Tipping fee changes set for Hay River Landfill

Town council is moving to bring in new tipping fees for the Hay River Landfill, which would see some prices rise for certain items. NNSL file photo

There will most likely be changes coming to tipping fees at the Hay River Landfill.

Councillors moved first and second reading to amend the town’s Fees and Changes Bylaw that, if passed, will see some fees increase beginning this year. The motion was done during a council meeting at town hall on Monday evening.

Administration recommended the changes based off a third-party review done by Peter Houweling, general manager of Kavanaugh Waste Management Services in Yellowknife. Houweling was asked to take a look at the tipping fees being charged and come up with any recommendations he felt were worth looking at. He compared fees being charged in Hay River to those in Yellowknife, Didsbury, Alta., and Peace River, Alta.

In his letter to council, which was accepted at Monday’s meeting, Houweling noted that the town was running the landfill under a subsidized model instead of a user-pay one.

He stated that there was a positive and negative to subsidizing the landfill.

“The pro side of a subsidized model is affordability for residential site users, which potentially could incentivize proper disposal and reduce the risk of illegal dumping around town,” he wrote. “The con side is that tax dollars are being used to subsidize the disposal costs for commercial businesses, institutions and government agencies.”

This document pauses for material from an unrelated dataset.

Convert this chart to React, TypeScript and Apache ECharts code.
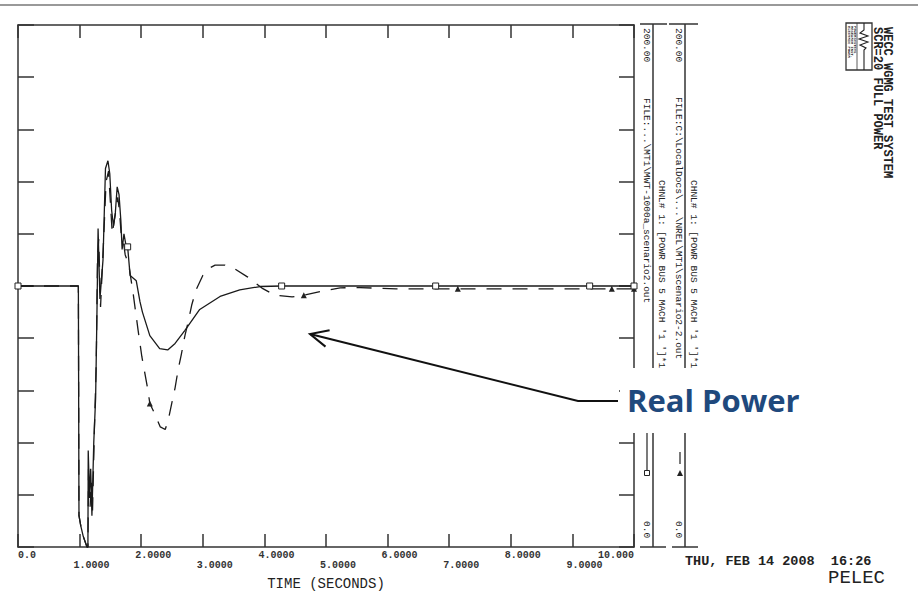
import React, { useEffect, useRef } from "react";
import * as echarts from "echarts";

// ---- data ----
const X_TICK_LABELS = ["0.0", "1.0000", "2.0000", "3.0000", "4.0000", "5.0000", "6.0000", "7.0000", "8.0000", "9.0000", "10.000"];

const SOLID_T = [0, 0.98, 0.99, 1.02, 1.06, 1.12, 1.135, 1.14, 1.16, 1.18, 1.2, 1.23, 1.26, 1.28, 1.3, 1.33, 1.38, 1.42, 1.46, 1.49, 1.52, 1.55, 1.58, 1.61, 1.64, 1.67, 1.69, 1.72, 1.75, 1.78, 1.82, 1.92, 1.98, 2.02, 2.14, 2.3, 2.43, 2.55, 2.71, 2.95, 3.28, 3.6, 3.93, 4.28, 6.78, 9.28, 10];
const SOLID_V = [100, 100, 12, 8, 4, 0, 0, 37, 20, 30, 12, 40, 57, 87, 122, 95, 110, 145, 148, 143, 129, 123, 128, 138, 135, 125, 114, 120, 116, 115, 104, 102, 94, 90, 81, 76, 75.5, 78, 83, 91, 96, 98.5, 99.8, 100, 100, 100, 100];

const DASHED_T = [0, 0.98, 0.99, 1.02, 1.06, 1.12, 1.135, 1.145, 1.17, 1.19, 1.21, 1.24, 1.27, 1.29, 1.31, 1.34, 1.39, 1.43, 1.47, 1.5, 1.53, 1.57, 1.62, 1.65, 1.68, 1.71, 1.74, 1.8, 1.87, 1.95, 2.01, 2.11, 2.14, 2.22, 2.31, 2.39, 2.44, 2.5, 2.55, 2.6, 2.65, 2.71, 2.76, 2.82, 2.89, 3.0, 3.12, 3.2, 3.36, 3.49, 3.73, 3.96, 4.17, 4.45, 4.64, 4.94, 5.23, 5.55, 6.14, 7.14, 9.64, 10];
const DASHED_V = [100, 100, 12, 8, 4, 0, 0, 30, 15, 25, 14, 45, 70, 110, 118, 92, 118, 140, 144, 132, 120, 126, 134, 128, 118, 117, 112, 108, 97, 83, 73, 60, 55, 51, 46, 45, 48.7, 55.5, 61, 68, 73.6, 81, 86, 92.7, 98.5, 104, 107, 108, 108, 107, 103.4, 99.2, 96.5, 95.8, 96.5, 98, 99.3, 99.4, 98.9, 98.9, 98.9, 98.9];

const SOLID_MARK_T = [0, 1.78, 4.28, 6.78, 9.28, 10];
const DASHED_MARK_T = [2.14, 4.64, 7.14, 9.64, 10];

const FILE_1 = "FILE:...\\MT1\\MWT-1000a_scenario2.out";
const FILE_2 = "FILE:C:\\LocalDocs\\...\\NREL\\MT1\\scenario2-2.out";
const CHANNEL = "CHNL# 1: [POWR BUS 5 MACH '1 ']*1";
const AXIS_MAX_LABEL = "200.00";
const AXIS_MIN_LABEL = "0.0";

const MONO = '"Liberation Mono", "DejaVu Sans Mono", monospace';

function vtext(x: number, y: number, text: string, size = 9.5, weight = "normal") {
  return {
    type: "text",
    x,
    y,
    rotation: -Math.PI / 2,
    z: 100,
    style: {
      text,
      fill: "#222",
      font: `${weight} ${size}px ${MONO}`,
      align: "left",
      verticalAlign: "middle",
    },
  };
}

function line(x1: number, y1: number, x2: number, y2: number, w = 1.5, dash?: number[]) {
  return {
    type: "line",
    z: 100,
    shape: { x1, y1, x2, y2 },
    style: { stroke: "#333", lineWidth: w, lineDash: dash },
  };
}

export default function App() {
  const ref = useRef<HTMLDivElement>(null);
  useEffect(() => {
    if (!ref.current) return;
    const chart = echarts.init(ref.current, undefined, { renderer: "svg" });

    const solidData = SOLID_T.map((t, i) => [t, SOLID_V[i]]);
    const dashedData = DASHED_T.map((t, i) => [t, DASHED_V[i]]);

    const axisLineStyle = { color: "#333", width: 1.5 };

    const graphics: any[] = [
      // top separator
      { type: "line", z: 100, shape: { x1: 0, y1: 5, x2: 918, y2: 5 }, style: { stroke: "#999", lineWidth: 2 } },
      // right panel group 1
      line(640, 24, 667, 24),
      line(653, 24, 653, 547),
      line(640, 547, 666, 547),
      vtext(646, 28, AXIS_MAX_LABEL),
      vtext(646, 98, FILE_1),
      vtext(661.5, 180, CHANNEL),
      vtext(646, 521, AXIS_MIN_LABEL),
      line(647, 420, 647, 471, 1.3),
      { type: "rect", z: 101, shape: { x: 644.5, y: 470.5, width: 5, height: 5 }, style: { fill: "#fff", stroke: "#222", lineWidth: 1 } },
      // right panel group 2
      line(669, 24, 698, 24),
      line(685, 24, 685, 547),
      line(672, 547, 698, 547),
      vtext(678.5, 28, AXIS_MAX_LABEL),
      vtext(678.5, 97, FILE_2),
      vtext(693.5, 180, CHANNEL),
      vtext(678.5, 521, AXIS_MIN_LABEL),
      line(680, 420, 680, 472, 1.3, [12, 20]),
      { type: "polygon", z: 101, shape: { points: [[680, 470], [677, 476], [683, 476]] }, style: { fill: "#222" } },
      // white box behind the annotation label
      { type: "rect", z: 110, shape: { x: 620, y: 368, width: 195, height: 65 }, style: { fill: "#fff" } },
      {
        type: "text",
        z: 111,
        x: 627,
        y: 400,
        style: { text: "Real Power", fill: "#1F497D", font: 'bold 31px "Open Sans", sans-serif', align: "left", verticalAlign: "middle" },
      },
      // arrow
      { type: "polyline", z: 111, shape: { points: [[618, 401], [578, 401], [310, 334]] }, style: { stroke: "#111", lineWidth: 2, fill: null } },
      { type: "polyline", z: 111, shape: { points: [[329.6, 330.2], [310, 334], [325.5, 346.6]] }, style: { stroke: "#111", lineWidth: 2, fill: null } },
      // date and program
      { type: "text", z: 100, x: 685, y: 561, style: { text: "THU, FEB 14 2008  16:26", fill: "#222", font: `bold 13.5px ${MONO}`, align: "left", verticalAlign: "middle" } },
      { type: "text", z: 100, x: 885, y: 578, style: { text: "PELEC", fill: "#222", font: `19px ${MONO}`, align: "right", verticalAlign: "middle" } },
      // logo
      { type: "rect", z: 100, shape: { x: 846, y: 23, width: 26, height: 47 }, style: { fill: "#fff", stroke: "#333", lineWidth: 1.3 } },
      { type: "polyline", z: 101, shape: { points: [[864, 23], [864, 30], [860, 33], [868, 36], [859, 39], [868, 42], [860, 45], [866, 48], [864, 50], [864, 70]] }, style: { stroke: "#222", lineWidth: 1.1, fill: null } },
      { type: "line", z: 101, shape: { x1: 857, y1: 23, x2: 857, y2: 70 }, style: { stroke: "#333", lineWidth: 0.8 } },
      vtext(849, 26, "ELECTRIC POWER", 3.8, "bold"),
      vtext(852, 26, "RESEARCH INST.", 3.8, "bold"),
      vtext(855, 26, "POWERSYSTEMS", 3.8, "bold"),
      vtext(887, 27, "WECC WGMG TEST SYSTEM", 12, "bold"),
      vtext(877, 27, "SCR=20 FULL POWER", 12, "bold"),
    ];

    const option: any = {
      animation: false,
      backgroundColor: "#fff",
      grid: { left: 18, top: 25, right: 284, bottom: 53, containLabel: false },
      xAxis: [
        {
          type: "value",
          min: 0,
          max: 10,
          interval: 1,
          position: "bottom",
          name: "TIME (SECONDS)",
          nameLocation: "middle",
          nameGap: 30,
          nameTextStyle: { fontFamily: MONO, fontSize: 14, color: "#222" },
          axisLine: { show: true, onZero: false, lineStyle: axisLineStyle },
          axisTick: { show: true, inside: true, length: 13, lineStyle: axisLineStyle },
          splitLine: { show: false },
          axisLabel: {
            show: true,
            margin: 3,
            align: "left",
            verticalAlign: "top",
            fontFamily: MONO,
            fontWeight: "bold",
            fontSize: 10,
            color: "#333",
            formatter: (v: number) => {
              const i = Math.round(v);
              const lab = X_TICK_LABELS[i];
              if (i === 0) return `{a|${lab}}`;
              if (i === X_TICK_LABELS.length - 1) return `{z|${lab}}`;
              return i % 2 === 0 ? `{e|${lab}}` : `{o|${lab}}`;
            },
            rich: {
              a: { fontFamily: MONO, fontWeight: "bold", fontSize: 10, color: "#333", padding: [0, 0, 0, 0] },
              e: { fontFamily: MONO, fontWeight: "bold", fontSize: 10, color: "#333", padding: [0, 0, 0, -6] },
              o: { fontFamily: MONO, fontWeight: "bold", fontSize: 10, color: "#333", padding: [10, 0, 0, -6] },
              z: { fontFamily: MONO, fontWeight: "bold", fontSize: 10, color: "#333", padding: [0, 0, 0, -36] },
            },
          },
        },
        {
          type: "value",
          min: 0,
          max: 10,
          interval: 1,
          position: "top",
          axisLine: { show: true, onZero: false, lineStyle: axisLineStyle },
          axisTick: { show: true, inside: true, length: 13, lineStyle: axisLineStyle },
          axisLabel: { show: false },
          splitLine: { show: false },
        },
      ],
      yAxis: [
        {
          type: "value",
          min: 0,
          max: 200,
          interval: 20,
          position: "left",
          axisLine: { show: true, onZero: false, lineStyle: axisLineStyle },
          axisTick: { show: true, inside: true, length: 16, lineStyle: axisLineStyle },
          axisLabel: { show: false },
          splitLine: { show: false },
        },
        {
          type: "value",
          min: 0,
          max: 200,
          interval: 20,
          position: "right",
          axisLine: { show: true, onZero: false, lineStyle: axisLineStyle },
          axisTick: { show: true, inside: true, length: 15, lineStyle: axisLineStyle },
          axisLabel: { show: false },
          splitLine: { show: false },
        },
      ],
      series: [
        {
          name: "MWT-1000a_scenario2",
          type: "line",
          data: solidData,
          xAxisIndex: 0,
          yAxisIndex: 0,
          showSymbol: true,
          showAllSymbol: true,
          symbol: (val: number[]) => (SOLID_MARK_T.includes(val[0]) ? "rect" : "none"),
          symbolSize: 6,
          itemStyle: { color: "#fff", borderColor: "#222", borderWidth: 1 },
          lineStyle: { color: "#1a1a1a", width: 1.3 },
          z: 3,
        },
        {
          name: "scenario2-2",
          type: "line",
          data: dashedData,
          xAxisIndex: 0,
          yAxisIndex: 0,
          showSymbol: true,
          showAllSymbol: true,
          symbol: (val: number[]) => (DASHED_MARK_T.includes(val[0]) ? "triangle" : "none"),
          symbolSize: 6,
          itemStyle: { color: "#222", borderColor: "#222", borderWidth: 0 },
          lineStyle: { color: "#1a1a1a", width: 1.3, type: [15, 11] },
          z: 2,
        },
      ],
      graphic: { elements: graphics },
    };
    chart.setOption(option);
    return () => chart.dispose();
  }, []);

  return <div ref={ref} style={{ position: "absolute", left: 0, top: 0, width: 918, height: 600 }} />;
}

The proposed changes will still see residents allowed to bring household waste to the facility without having to pay a fee to do so; Houweling recommended that a minimum fee starting at around $5 be charged for landfill users. By comparison, the solid waste facility in Yellowknife charges a minimum of $16.50.

One of the fee changes comes in the form of mattresses now being subject to a $10 tipping fee, something Houweling stated should be done as they could be shredded, which would increase airspace utilization at the landfill, as well as ensure that the coils don’t get tangled in the compactor. Construction waste and household hazardous waste, such as paints, used oil or antifreeze, will now both be a minimum $10 charge.

Propane tanks weighing between 40 to 100 lbs. which are emptied with their valves removed would cost $25 to drop off, up from $15, while commercial waste will be charged a minimum of $30.

Another proposed change is taking away supplemental tipping fees based on vehicle type if the weigh scale at the facility is down either through maintenance or if the senior administrative officer decides to shut it down.

When that happens, the minimum charge per cubic metre would be $13 for residential vehicles, while commercial vehicles would be charged at $24 per cubic metre.

Glenn Smith, the town’s senior administrative officer, said administration was recommending going by volume instead of weight if the scale isn’t available.

“There was a lot of different vehicle or container sizes,” he said. “(It) made it difficult because you’re trying to compare one (vehicle) to another. In some cases, you would have a five-tonne truck, which has a bigger box than a smaller size.”

In his findings, Houweling referred to those sorts of supplemental fees as “redundant”.

Mayor Kandis Jameson recused herself from the discussion as it involved her company, Hay River Disposals.